Shriveled in part by the drought's toll on agricultural production, real economic growth in Nebraska and Iowa lagged the nation's during 2012, according to new federal figures.
Nebraska's economy in 2012 grew 1.5 percent when adjusted for inflation, compared with 2.5 percent for the nation, and Iowa's growth fell just short of the nation's at 2.4 percent, according to preliminary data from the U.S. Bureau of Economic Analysis.
It marked the first time since 2005 — two years before the start of the Great Recession — that Nebraska's economic growth had appreciably trailed the nation's.
Nebraska's growth figure was dragged down by a far higher-than-average drop in agricultural productivity. Such production was down more than 10 percent in Nebraska — more than $500 million — compared with drops of 3.7 percent nationally and 6.7 percent in Iowa.
While grain farmers were somewhat protected by crop insurance payments, the drought particularly hammered livestock producers, said Creighton University economist Ernie Goss. Sparse pastures and high grain prices forced many producers to liquidate herds.
“There were some real issues with the drought,” Goss said.
The idled Fort Calhoun Nuclear Plant also has had an often-overlooked impact on the Nebraska economy, Goss said. Utility production was down 5 percent in Nebraska in 2012 and is down almost 18 percent in real terms since 2008. The Fort Calhoun plant, owned by the Omaha Public Power District, has been offline since April 2011 because of regulatory concerns.
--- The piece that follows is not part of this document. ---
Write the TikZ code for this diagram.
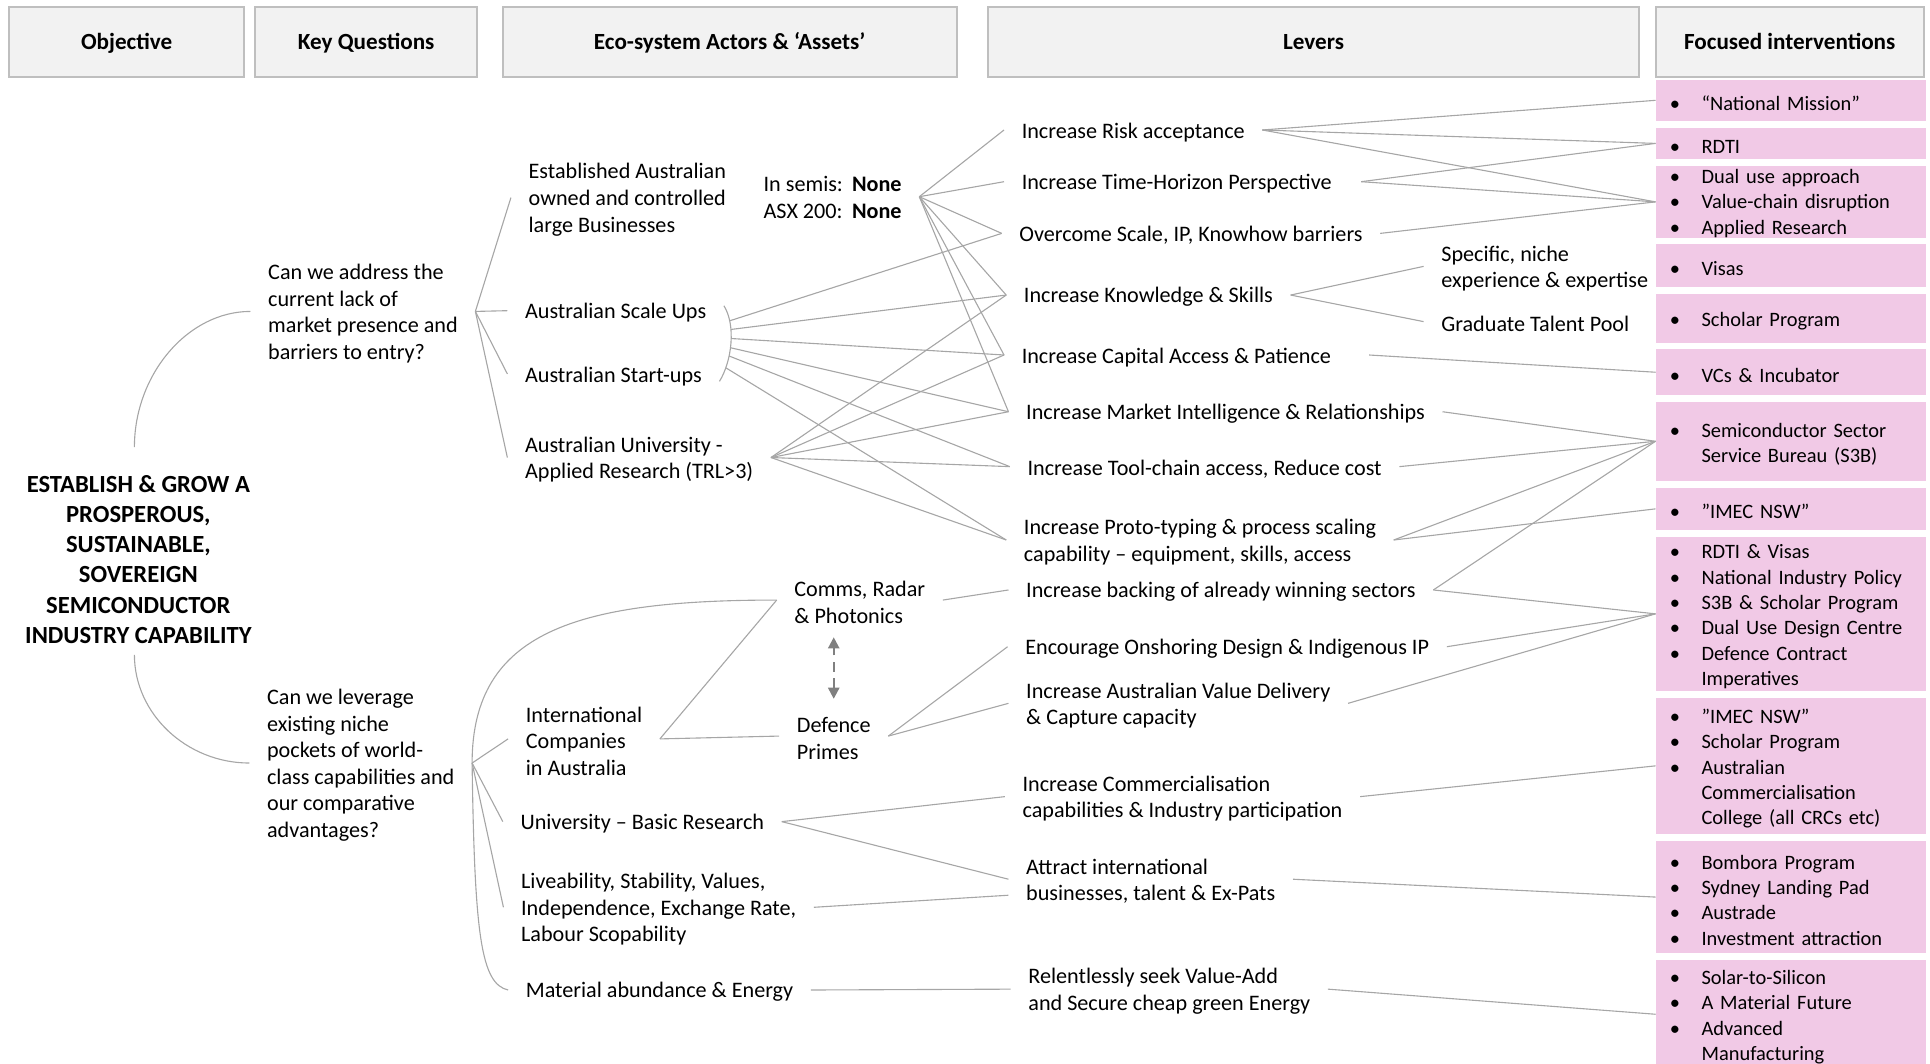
\documentclass[tikz,border=0pt]{standalone}
\usepackage{fontspec}
\setmainfont{Carlito}
\usetikzlibrary{arrows.meta}

\definecolor{headfill}{RGB}{242,242,242}
\definecolor{headline}{RGB}{191,191,191}
\definecolor{ivfill}{RGB}{241,201,230}
\definecolor{linkgray}{RGB}{166,166,166}
\definecolor{arrowgray}{RGB}{128,128,128}

\newcommand{\ivb}{\makebox[10.5pt][l]{\hspace{-2.4pt}\textbullet}}
\newcommand{\ivc}{\hspace*{10.5pt}}
\newcommand{\firstln}{\rule{0pt}{8pt}}

\tikzset{
  hdr/.style={draw=headline, fill=headfill, line width=0.8pt, inner sep=0pt, minimum height=28.15pt, text height=7.5pt, text depth=1.5pt, font=\fontsize{9.4}{11}\selectfont\bfseries},
  txt/.style={anchor=west, inner xsep=7pt, inner ysep=0pt, align=left, font=\fontsize{9}{10.8}\selectfont},
  txt1/.style={txt, text height=8pt},
  objtxt/.style={align=center, inner sep=0pt, font=\fontsize{10}{12.2}\selectfont\bfseries},
  ivbox/.style={anchor=west, fill=ivfill, inner xsep=8pt, inner ysep=0pt, text width=93.5pt, align=left, text height=8.2pt, font=\fontsize{8.3}{10.3}\selectfont},
  link/.style={draw=linkgray, line width=0.45pt},
  twoway/.style={draw=arrowgray, line width=0.9pt, dash pattern=on 4pt off 2.7pt, {Triangle[length=4.5pt,width=4.5pt]}-{Triangle[length=4.5pt,width=4.5pt]}},
}

\begin{document}
\begin{tikzpicture}[x=0.5pt,y=-0.5pt]
\useasboundingbox (0,0) rectangle (1568,864);

% Header boxes
\node[hdr, minimum width=95.6pt] (hobj) at (102.9,34.2) {Objective};
\node[hdr, minimum width=90.15pt] (hkey) at (297.5,34.2) {Key Questions};
\node[hdr, minimum width=184.45pt] (heco) at (592.8,34.2) {Eco-system Actors \& ‘Assets’};
\node[hdr, minimum width=264.2pt] (hlev) at (1067.2,34.2) {Levers};
\node[hdr, minimum width=109pt] (hfoc) at (1454,34.2) {Focused interventions};

% Objective and questions
\node[objtxt] (obj) at (112.4,454.6) {ESTABLISH \& GROW A\\PROSPEROUS,\\SUSTAINABLE,\\SOVEREIGN\\SEMICONDUCTOR\\INDUSTRY CAPABILITY};
\node[txt] (q1) at (203.5,253) {\firstln Can we address the\\current lack of\\market presence and\\barriers to entry?};
\node[txt] (q2) at (202.6,619.9) {\firstln Can we leverage\\existing niche\\pockets of world-\\class capabilities and\\our comparative\\advantages?};

% Actors and assets
\node[txt] (established) at (415.1,160.5) {\firstln Established Australian\\owned and controlled\\large Businesses};
\node[txt] (semis) at (606,159.8) {\begin{tabular}{@{}l@{\hspace{3.7pt}}l@{}}\rule{0pt}{9.9pt}In semis: & \textbf{None}\\ASX 200: & \textbf{None}\end{tabular}};
\node[txt1] (scaleups) at (412.2,252.4) {Australian Scale Ups};
\node[txt1] (startups) at (412.2,303.8) {Australian Start-ups};
\node[txt] (univapplied) at (412.2,371.7) {\firstln Australian University -\\Applied Research (TRL>3)};
\node[txt] (comms) at (631,487.5) {\firstln Comms, Radar\\\& Photonics};
\node[txt] (defence) at (633,598) {\firstln Defence\\Primes};
\node[txt] (international) at (412.8,600.3) {\firstln International\\Companies\\in Australia};
\node[txt1] (univbasic) at (408.5,667.5) {University – Basic Research};
\node[txt] (liveability) at (409,737.1) {\firstln Liveability, Stability, Values,\\Independence, Exchange Rate,\\Labour Scopability};
\node[txt1] (material) at (412.8,804.3) {Material abundance \& Energy};

% Levers
\node[txt1] (risk) at (815.7,105.6) {Increase Risk acceptance};
\node[txt1] (horizon) at (815.7,147.6) {Increase Time-Horizon Perspective};
\node[txt1] (scale) at (813.8,189.6) {Overcome Scale, IP, Knowhow barriers};
\node[txt1] (knowledge) at (817.5,239.7) {Increase Knowledge \& Skills};
\node[txt1] (capital) at (815.7,288.4) {Increase Capital Access \& Patience};
\node[txt1] (market) at (819.3,334.5) {Increase Market Intelligence \& Relationships};
\node[txt1] (toolchain) at (820.4,379.1) {Increase Tool-chain access, Reduce cost};
\node[txt] (proto) at (817.5,438.7) {\firstln Increase Proto-typing \& process scaling\\capability – equipment, skills, access};
\node[txt1] (backing) at (819.3,479.3) {Increase backing of already winning sectors};
\node[txt1] (onshore) at (818.6,525.4) {Encourage Onshoring Design \& Indigenous IP};
\node[txt] (value) at (819.3,571.4) {\firstln Increase Australian Value Delivery\\\& Capture capacity};
\node[txt] (commerc) at (816.4,647.2) {\firstln Increase Commercialisation\\capabilities \& Industry participation};
\node[txt] (attract) at (819.3,714.3) {\firstln Attract international\\businesses, talent \& Ex-Pats};
\node[txt] (relentless) at (821.1,803.6) {\firstln Relentlessly seek Value-Add\\and Secure cheap green Energy};
\node[txt] (specific) at (1156.6,216.4) {\firstln Specific, niche\\experience \& expertise};
\node[txt1] (graduate) at (1156.6,261.3) {Graduate Talent Pool};

% Focused interventions
\node[ivbox, minimum height=16.5pt] (iv1) at (1345,81.5) {\ivb “National Mission”};
\node[ivbox, minimum height=12.5pt] (iv2) at (1345,116.5) {\ivb RDTI};
\node[ivbox, minimum height=29pt, text height=6.9pt] (iv3) at (1345,164) {\ivb Dual use approach\\\ivb Value-chain disruption\\\ivb Applied Research};
\node[ivbox, minimum height=17.35pt] (iv4) at (1345,215.8) {\ivb Visas};
\node[ivbox, minimum height=19.75pt] (iv5) at (1345,258.6) {\ivb Scholar Program};
\node[ivbox, minimum height=18.55pt] (iv6) at (1345,302.4) {\ivb VCs \& Incubator};
\node[ivbox, minimum height=31.95pt] (iv7) at (1345,358.5) {\ivb Semiconductor Sector\\\ivc Service Bureau (S3B)};
\node[ivbox, minimum height=17.2pt] (iv8) at (1345,413.4) {\ivb ”IMEC NSW”};
\node[ivbox, minimum height=62.55pt] (iv9) at (1345,498.7) {\ivb RDTI \& Visas\\\ivb National Industry Policy\\\ivb S3B \& Scholar Program\\\ivb Dual Use Design Centre\\\ivb Defence Contract\\\ivc Imperatives};
\node[ivbox, minimum height=55.5pt] (iv10) at (1345,622.2) {\ivb ”IMEC NSW”\\\ivb Scholar Program\\\ivb Australian\\\ivc Commercialisation\\\ivc College (all CRCs etc)};
\node[ivbox, minimum height=45.5pt] (iv11) at (1345,728.8) {\ivb Bombora Program\\\ivb Sydney Landing Pad\\\ivb Austrade\\\ivb Investment attraction};
\node[ivbox, minimum height=44pt] (iv12) at (1345,824) {\ivb Solar-to-Silicon\\\ivb A Material Future\\\ivb Advanced\\\ivc Manufacturing};

%Curves from the objective
\draw[link] ([xshift=-1.6pt,yshift=11.5pt]obj.north) .. controls +(0,-59) and +(-51,0) .. (q1.west);
\draw[link] ([xshift=-1.6pt,yshift=-4.5pt]obj.south) .. controls +(0,48) and +(-51,0) .. (q2.west);

%Straight Lines: first question
\draw[link] (q1.east) -- (established.west);
\draw[link] (q1.east) -- (scaleups.west);
\draw[link] (q1.east) -- (startups.west);
\draw[link] (q1.east) -- (univapplied.west);

%Straight Lines: semis
\draw[link] (semis.east) -- (risk.west);
\draw[link] (semis.east) -- (horizon.west);
\draw[link] (semis.east) -- (scale.west);
\draw[link] (semis.east) -- (knowledge.west);
\draw[link] (semis.east) -- (capital.west);
\draw[link] (semis.east) -- (market.west);

%Bracket round scale ups and start-ups
\draw[link] ([yshift=2pt]scaleups.east) .. controls +(10,16) and +(10,-16) .. ([yshift=-3pt]startups.east)
  coordinate[pos=0.22] (br1) coordinate[pos=0.33] (br2) coordinate[pos=0.44] (br3)
  coordinate[pos=0.55] (br4) coordinate[pos=0.65] (br5) coordinate[pos=0.8] (br6);
\draw[link] (br1) -- (scale.west);
\draw[link] (br2) -- (knowledge.west);
\draw[link] (br3) -- (capital.west);
\draw[link] (br4) -- (market.west);
\draw[link] (br5) -- (toolchain.west);
\draw[link] (br6) -- (proto.west);

%Straight Lines: applied research
\draw[link] (univapplied.east) -- (knowledge.west);
\draw[link] (univapplied.east) -- (capital.west);
\draw[link] (univapplied.east) -- (market.west);
\draw[link] (univapplied.east) -- (toolchain.west);
\draw[link] (univapplied.east) -- (proto.west);

%Straight Lines: levers to interventions
\draw[link] (risk.east) -- (iv1.west);
\draw[link] (risk.east) -- (iv2.west);
\draw[link] (risk.east) -- (iv3.west);
\draw[link] ([xshift=4.8pt]horizon.east) -- (iv2.west);
\draw[link] ([xshift=4.8pt]horizon.east) -- (iv3.west);
\draw[link] (scale.east) -- (iv3.west);
\draw[link] (knowledge.east) -- (specific.west);
\draw[link] (knowledge.east) -- (graduate.west);
\draw[link] ([xshift=8.3pt]capital.east) -- (iv6.west);
\draw[link] (market.east) -- (iv7.west);
\draw[link] (toolchain.east) -- (iv7.west);
\draw[link] (proto.east) -- (iv7.west);
\draw[link] (proto.east) -- (iv8.west);
\draw[link] (backing.east) -- (iv7.west);
\draw[link] (backing.east) -- (iv9.west);
\draw[link] (onshore.east) -- (iv9.west);
\draw[link] (value.east) -- (iv9.west);
\draw[link] (commerc.east) -- (iv10.west);
\draw[link] (attract.east) -- (iv11.west);
\draw[link] (relentless.east) -- (iv12.west);

%Second question
\draw[link] (q2.east) .. controls +(0,-107) and +(-162,0) .. (comms.west);
\draw[link] (q2.east) -- (international.west);
\draw[link] (q2.east) -- (univbasic.west);
\draw[link] (q2.east) -- (liveability.west);
\draw[link] (q2.east) .. controls +(2,140) and +(-22,-5) .. (material.west);

%Straight Lines: international and research assets
\draw[link] (international.east) -- (comms.west);
\draw[link] (international.east) -- (defence.west);
\draw[link] (comms.east) -- (backing.west);
\draw[link] (defence.east) -- (onshore.west);
\draw[link] (defence.east) -- (value.west);
\draw[link] (univbasic.east) -- (commerc.west);
\draw[link] (univbasic.east) -- (attract.west);
\draw[link] (liveability.east) -- ([yshift=-6.5pt]attract.west);
\draw[link] (material.east) -- (relentless.west);

%Dashed two-way arrow
\draw[twoway] ([yshift=5.5pt]defence.north) -- ++(0,-50);

\end{tikzpicture}
\end{document}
“There are some strange things going on in energy, and I think Fort Calhoun is one of the big drivers,” Goss said.
Most other sectors in Nebraska posted solid growth, with 5 percent real growth in construction and 4 percent in manufacturing, including 7 percent in durable goods. There was 5 percent growth in wholesale trade and 4 percent in retail trade.
All the figures are subject to revision. Last year the BEA initially found Nebraska lagged the nation in growth but later revised the figure up significantly.